No. Boiling does not destroy typical PFAS and can concentrate them as water evaporates. Effective household options center on reverse osmosis, certified activated carbon devices with PFAS claims, and engineered anion exchange. Choose products listed for PFAS reduction under NSF/ANSI 53 or 58 by an accredited certifier, replace media on schedule, and re-test finished water when exposure risk is high. Boiling remains appropriate for many microbes, not for forever chemicals.
Is a refrigerator filter enough for PFAS?
Only if the exact model is certified for PFAS reduction and maintained.
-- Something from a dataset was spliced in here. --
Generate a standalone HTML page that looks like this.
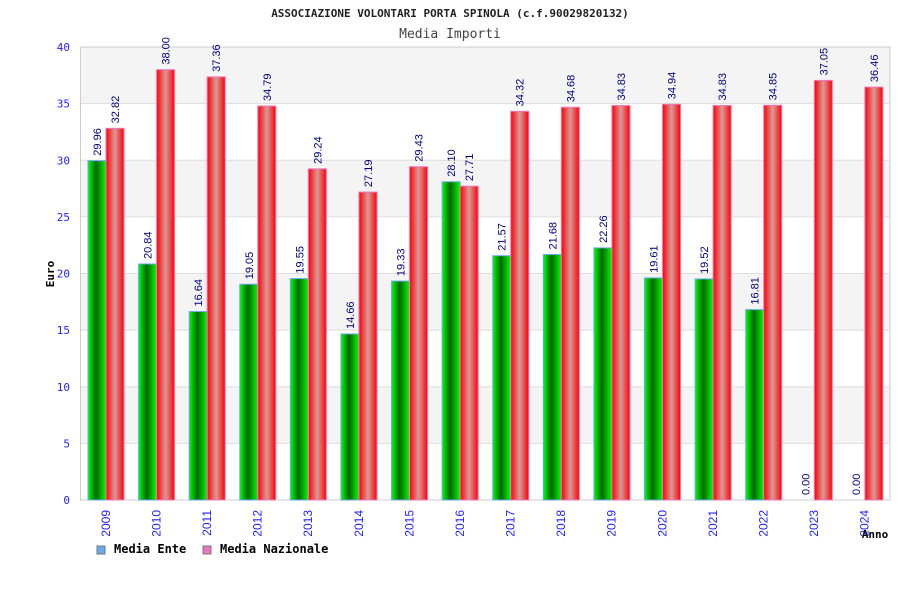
<!DOCTYPE html>
<html><head><meta charset="utf-8"><style>body{margin:0;background:#fff}svg text{font-family:"DejaVu Sans Mono","Liberation Mono",monospace}svg text.s{font-family:"Liberation Sans","DejaVu Sans",sans-serif}</style></head>
<body>
<svg id="c" width="900" height="600" xmlns="http://www.w3.org/2000/svg">
<defs>
<linearGradient id="gg" x1="0" x2="1"><stop offset="0" stop-color="#00ff00"/><stop offset="0.45" stop-color="#006600"/><stop offset="1" stop-color="#00ff00"/></linearGradient>
<linearGradient id="gr" x1="0" x2="1"><stop offset="0" stop-color="#ff0000"/><stop offset="0.5" stop-color="#d89a9a"/><stop offset="1" stop-color="#ff0000"/></linearGradient>
<clipPath id="cl"><rect x="0" y="36" width="900" height="600"/></clipPath>
</defs>
<text x="450" y="17" text-anchor="middle" font-size="11" font-weight="bold" fill="#222">ASSOCIAZIONE VOLONTARI PORTA SPINOLA (c.f.90029820132)</text>
<text x="450" y="38" text-anchor="middle" font-size="13" fill="#444">Media Importi</text>
<g id="grid"></g>
<g id="bars" clip-path="url(#cl)"></g>
<text x="54" y="274" transform="rotate(-90 54 274)" text-anchor="middle" font-size="11" font-weight="bold" fill="#000">Euro</text>
<text x="875" y="538" text-anchor="middle" font-size="11" font-weight="bold" fill="#000">Anno</text>
<g>
<rect x="97" y="546" width="8" height="8" fill="#66aaee" stroke="#777"/>
<text x="114" y="553" font-size="12" font-weight="bold">Media Ente</text>
<rect x="203" y="546" width="8" height="8" fill="#ee77bb" stroke="#777"/>
<text x="220" y="553" font-size="12" font-weight="bold">Media Nazionale</text>
</g>
</svg>
<script>
const years=["2009","2010","2011","2012","2013","2014","2015","2016","2017","2018","2019","2020","2021","2022","2023","2024"];
const ente=[29.96,20.84,16.64,19.05,19.55,14.66,19.33,28.10,21.57,21.68,22.26,19.61,19.52,16.81,0,0];
const naz=[32.82,38.00,37.36,34.79,29.24,27.19,29.43,27.71,34.32,34.68,34.83,34.94,34.83,34.85,37.05,36.46];
const yTicks=[0,5,10,15,20,25,30,35,40];
const L=80.5,R=890,T=47,B=500,yMax=40;
const gw=(R-L)/years.length;
const y=v=>B-(v/yMax)*(B-T);
const NS="http://www.w3.org/2000/svg";
function mk(t,a,p){const e=document.createElementNS(NS,t);for(const k in a)e.setAttribute(k,a[k]);p.appendChild(e);return e;}
const grid=document.getElementById('grid'),bars=document.getElementById('bars');
for(let i=0;i<yTicks.length-1;i++){
 const r=mk('rect',{x:L,y:y(yTicks[i+1]),width:R-L,height:y(yTicks[i])-y(yTicks[i+1]),fill:(i%2==1)?'#f4f4f4':'#ffffff'},grid);
 
 
}
yTicks.forEach(v=>{
 const l=mk('line',{x1:L,x2:R,y1:y(v),y2:y(v),stroke:'#dddddd'},grid);
 
 
 const t=mk('text',{x:70,y:y(v)+4,'text-anchor':'end','font-size':11,fill:'#2222ff'},grid);
 t.textContent=v;
 
 
});
mk('rect',{x:L,y:T,width:R-L,height:B-T,fill:'none',stroke:'#cccccc'},grid);
years.forEach((yr,i)=>{
 const g0=L+i*gw;
 [[ente[i],7.5,'url(#gg)','#66aaee','bar-ente-'+yr],[naz[i],25.5,'url(#gr)','#ee77bb','bar-nazionale-'+yr]].forEach(([v,off,f,s,nm])=>{
  const x=g0+off;
  if(v>0){const r=mk('rect',{x:x,y:y(v),width:18,height:B-y(v),fill:f,stroke:s,'stroke-width':1},bars);
  
  }
  const lx=x+13,ly=y(v)-5;
  const t=mk('text',{x:lx,y:ly,transform:`rotate(-90 ${lx} ${ly})`,'font-size':11,fill:'#000080','class':'s'},bars);
  t.textContent=v.toFixed(2);
  
  
 });
 const cx=g0+gw/2+4,cy=510;
 const t=mk('text',{x:cx,y:cy,transform:`rotate(-90 ${cx} ${cy})`,'text-anchor':'end','font-size':12,fill:'#2222ff','class':'s'},grid);
 t.textContent=yr;
 
 
});
</script>
</body></html>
Many refrigerator and pitcher filters are NSF/ANSI 42 aesthetic devices for chlorine taste and odor without a health-effects PFAS claim. Look up the model number in NSF, WQA, IAPMO, UL, or CSA directories and open the performance data sheet for PFOA/PFOS reduction, capacity in gallons, and replacement interval. When in doubt, upgrade to an under-sink RO or 53-listed carbon unit for drinking and cooking water.
When is reverse osmosis better than carbon for PFAS?
Carbon often removes long-chain PFAS such as PFOA and PFOS well when contact time is adequate and media are fresh. Short-chain PFAS tend to break through carbon earlier. Reverse osmosis provides a size-exclusion barrier that treatment reviews describe as more consistent across chain lengths when the membrane is operating correctly. Homes with mixed or short-chain-dominated profiles often prioritize NSF/ANSI 58 RO with a PFAS claim plus post-install testing.
Do I need whole-house PFAS treatment?
Usually not as the first step. Most chronic ingestion dose comes from drinking and cooking water, which point-of-use kitchen systems address efficiently. Whole-house treatment can help with chlorine residual, sediment, and some organic loads, but it is costly and still requires correct media selection and maintenance. Many households use hybrid designs: POE for comfort contaminants and certified POU RO or carbon for PFAS at the tap.
What should I test for before buying a filter?
Start with your water source. Public-system customers can review consumer confidence reports and any PFAS notices; private-well owners should use state-certified labs. For PFAS, methods aligned with EPA 533/537.1 style suites capture dozens of analytes. Also map co-contaminants that change technology choice—nitrate, arsenic, hardness, iron, microbes—so you do not buy a PFAS-only story for a multi-hazard well. Test, treat, maintain, re-test.